Suppose that $r$ is a real number such that $r + \frac{1}{r}$ is an integer. Prove that $r^{2017} + \frac{1}{r^{2017}}$ is an integer.
I thought of using prove by induction, but I don't think it really suits in this case. I've also thought of using modulos in some kind of way but not sure how.

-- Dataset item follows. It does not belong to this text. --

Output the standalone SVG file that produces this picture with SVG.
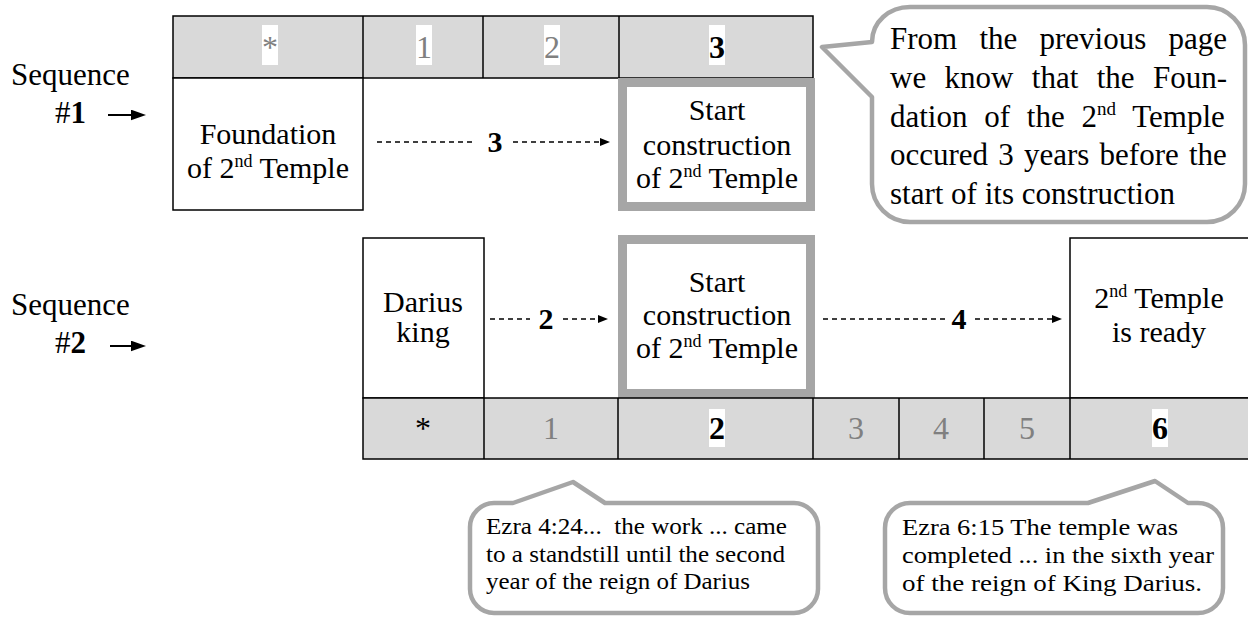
<svg xmlns="http://www.w3.org/2000/svg" width="1248" height="617" viewBox="0 0 1248 617">
<defs>
<style>
.t{font-family:"Liberation Serif","Times New Roman",serif;fill:#000}
.b30{font-size:30px}
.d32{font-size:32px}
.bold{font-weight:bold}
.gray{fill:#808080}
.box{fill:#fff;stroke:#000;stroke-width:1.5}
.hdr{fill:#d9d9d9;stroke:#000;stroke-width:1.5}
.div{stroke:#000;stroke-width:1.5}
.hl{fill:#fff;stroke:#a6a6a6;stroke-width:9}
.call{fill:#fff;stroke:#a6a6a6;stroke-width:4.5;stroke-linejoin:round}
.dash{fill:none;stroke:#000;stroke-width:1.3;stroke-dasharray:5 4}
.wbg{fill:#fff}
</style>
<marker id="ah" viewBox="0 0 10 8" refX="0" refY="4" markerWidth="10" markerHeight="8" markerUnits="userSpaceOnUse" orient="auto">
<path d="M0,0 L10,4 L0,8 Z" fill="#000"/>
</marker>
<marker id="bah" viewBox="0 0 14 10" refX="0" refY="5" markerWidth="15" markerHeight="11" markerUnits="userSpaceOnUse" orient="auto">
<path d="M0,0 L14,5 L0,10 Z" fill="#000"/>
</marker>
</defs>
<rect width="1248" height="617" fill="#fff"/>

<g id="label-seq1">
<text class="t" font-size="31" x="11" y="85">Sequence</text>
<text class="t" font-size="31" x="55" y="123">#<tspan class="bold">1</tspan></text>
</g>
<g id="label-seq2">
<text class="t" font-size="31" x="11" y="315">Sequence</text>
<text class="t" font-size="31" x="55" y="353">#<tspan class="bold">2</tspan></text>
</g>

<g id="seq1-years">
<rect class="hdr" x="173" y="16" width="640" height="62"/>
<line class="div" x1="363" y1="16" x2="363" y2="78"/>
<line class="div" x1="483" y1="16" x2="483" y2="78"/>
<line class="div" x1="619" y1="16" x2="619" y2="78"/>
<rect class="wbg" x="262" y="25" width="16" height="40"/>
<rect class="wbg" x="416" y="25" width="16" height="40"/>
<rect class="wbg" x="544" y="25" width="16" height="40"/>
<rect class="wbg" x="709" y="25" width="16" height="40"/>
<text class="t d32 gray" x="270" y="58" text-anchor="middle">*</text>
<text class="t d32 gray" x="424" y="58" text-anchor="middle">1</text>
<text class="t d32 gray" x="552" y="58" text-anchor="middle">2</text>
<text class="t d32 bold" x="717" y="58" text-anchor="middle">3</text>
</g>

<g id="foundation">
<rect class="box" x="173" y="78" width="190" height="132"/>
<text class="t b30" x="268" y="144" text-anchor="middle">Foundation</text>
<text class="t b30" x="268" y="178" text-anchor="middle">of 2<tspan font-size="18" dy="-11">nd</tspan><tspan dy="11"> Temple</tspan></text>
</g>

<g id="start1">
<rect class="hl" x="622.5" y="82.5" width="188" height="124"/>
<text class="t b30" x="717" y="120" text-anchor="middle">Start</text>
<text class="t b30" x="717" y="155" text-anchor="middle">construction</text>
<text class="t b30" x="717" y="188" text-anchor="middle">of 2<tspan font-size="18" dy="-11">nd</tspan><tspan dy="11"> Temple</tspan></text>
</g>

<g id="callout-top">
<path class="call" d="M910,7 H1207 C1228,7 1245,24 1245,45 V184 C1245,205 1228,222 1207,222 H910 C889,222 872,205 872,184 V97 L822,47 L872,42 C872,22 889,7 910,7 Z"/>
<text class="t" font-size="31" y="49"><tspan x="890">From</tspan><tspan x="979.4">the</tspan><tspan x="1039.5">previous</tspan><tspan x="1168.5">page</tspan></text>
<text class="t" font-size="31" y="88"><tspan x="890">we</tspan><tspan x="944.5">know</tspan><tspan x="1031.8">that</tspan><tspan x="1096.7">the</tspan><tspan x="1153">Foun-</tspan></text>
<text class="t" font-size="31" y="127"><tspan x="890">dation</tspan><tspan x="984.3">of</tspan><tspan x="1026.8">the</tspan><tspan x="1081.4">2</tspan><tspan font-size="19" dy="-12">nd</tspan><tspan x="1132.3" dy="12">Temple</tspan></text>
<text class="t" font-size="31" y="165"><tspan x="890">occured</tspan><tspan x="998.3">3</tspan><tspan x="1024">years</tspan><tspan x="1099.6">before</tspan><tspan x="1189">the</tspan></text>
<text class="t" font-size="31" x="890" y="204">start of its construction</text>
</g>

<g id="darius">
<rect class="box" x="363" y="238" width="121" height="160"/>
<text class="t b30" x="423" y="312" text-anchor="middle">Darius</text>
<text class="t b30" x="423" y="342" text-anchor="middle">king</text>
</g>

<g id="start2">
<rect class="hl" x="622.5" y="239.5" width="188" height="154"/>
<text class="t b30" x="717" y="292" text-anchor="middle">Start</text>
<text class="t b30" x="717" y="325" text-anchor="middle">construction</text>
<text class="t b30" x="717" y="358" text-anchor="middle">of 2<tspan font-size="18" dy="-11">nd</tspan><tspan dy="11"> Temple</tspan></text>
</g>

<g id="ready">
<rect class="box" x="1070" y="238" width="185" height="160"/>
<text class="t b30" x="1159" y="308" text-anchor="middle">2<tspan font-size="18" dy="-11">nd</tspan><tspan dy="11"> Temple</tspan></text>
<text class="t b30" x="1159" y="342" text-anchor="middle">is ready</text>
</g>

<g id="seq2-years">
<rect class="hdr" x="363" y="398" width="892" height="61"/>
<line class="div" x1="484" y1="398" x2="484" y2="459"/>
<line class="div" x1="618" y1="398" x2="618" y2="459"/>
<line class="div" x1="813" y1="398" x2="813" y2="459"/>
<line class="div" x1="899" y1="398" x2="899" y2="459"/>
<line class="div" x1="984" y1="398" x2="984" y2="459"/>
<line class="div" x1="1070" y1="398" x2="1070" y2="459"/>
<rect class="wbg" x="709" y="409" width="16" height="38"/>
<rect class="wbg" x="1152" y="409" width="16" height="38"/>
<text class="t d32" x="423" y="439" text-anchor="middle">*</text>
<text class="t d32 gray" x="551" y="439" text-anchor="middle">1</text>
<text class="t d32 bold" x="717" y="439" text-anchor="middle">2</text>
<text class="t d32 gray" x="856" y="439" text-anchor="middle">3</text>
<text class="t d32 gray" x="941" y="439" text-anchor="middle">4</text>
<text class="t d32 gray" x="1027" y="439" text-anchor="middle">5</text>
<text class="t d32 bold" x="1160" y="439" text-anchor="middle">6</text>
</g>

<g id="callout-ezra424">
<path class="call" d="M494,503 H513 L573,482 L605,503 H794 C807,503 818,514 818,527 V589 C818,602 807,613 794,613 H494 C481,613 470,602 470,589 V527 C470,514 481,503 494,503 Z"/>
<text class="t" font-size="24" x="486" y="534" textLength="301" lengthAdjust="spacingAndGlyphs" xml:space="preserve">Ezra 4:24...  the work ... came</text>
<text class="t" font-size="24" x="486" y="562" textLength="299" lengthAdjust="spacingAndGlyphs">to a standstill until the second</text>
<text class="t" font-size="24" x="486" y="589" textLength="264" lengthAdjust="spacingAndGlyphs">year of the reign of Darius</text>
</g>

<g id="callout-ezra615">
<path class="call" d="M910,503 H1088 L1155,481 L1188,503 H1198 C1212,503 1223,514 1223,528 V588 C1223,602 1212,613 1198,613 H910 C896,613 885,602 885,588 V528 C885,514 896,503 910,503 Z"/>
<text class="t" font-size="24" x="902" y="535" textLength="276" lengthAdjust="spacingAndGlyphs">Ezra 6:15 The temple was</text>
<text class="t" font-size="24" x="902" y="563" textLength="312" lengthAdjust="spacingAndGlyphs">completed ... in the sixth year</text>
<text class="t" font-size="24" x="902" y="591" textLength="300" lengthAdjust="spacingAndGlyphs">of the reign of King Darius.</text>
</g>

<g id="connectors">
<line x1="108" y1="115" x2="131" y2="115" stroke="#000" stroke-width="2" marker-end="url(#bah)"/>
<line x1="110" y1="346" x2="131" y2="346" stroke="#000" stroke-width="2" marker-end="url(#bah)"/>
<line class="dash" x1="377" y1="142" x2="472" y2="142"/>
<text class="t b30 bold" x="495" y="152" text-anchor="middle">3</text>
<line class="dash" x1="513" y1="142" x2="600" y2="142" marker-end="url(#ah)"/>
<line class="dash" x1="490" y1="319" x2="530" y2="319"/>
<text class="t b30 bold" x="546" y="329" text-anchor="middle">2</text>
<line class="dash" x1="563" y1="319" x2="598" y2="319" marker-end="url(#ah)"/>
<line class="dash" x1="823" y1="319" x2="945" y2="319"/>
<text class="t b30 bold" x="959" y="329" text-anchor="middle">4</text>
<line class="dash" x1="975" y1="319" x2="1052" y2="319" marker-end="url(#ah)"/>
</g>
</svg>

Also, can we assume that both $r^{2017}$ and $\frac{1}{r^{2017}}$ are both integers, since adding them make up an integer?
$(r+1/r)^2=r^2+1/r^2+2$ implies that $r^2+1/r^2$ is an integer.
Assume $r^k+1/r^k$ is integer for all $k<n$.
Then $(r+1/r)^n=r^n+1/r^n+\binom{n}{1}(r^{n-2}+1/r^{n-2})+\binom{n}{2}(r^{n-4}+1/r^{n-4})+...$. Therefore, $r^n+1/r^n$ is an integer.
If $r + 1/r = m$, then $r$ and $1/r$ are both roots of the quadratic $x^2 - m x + 1$. Then $a_n = c r^n + d/r^n$ satisfies the recursion $a_{n+2} - m a_{n+1} + a_n = 0$ for any constants $c$ and $d$, in particular for $c=d=1$.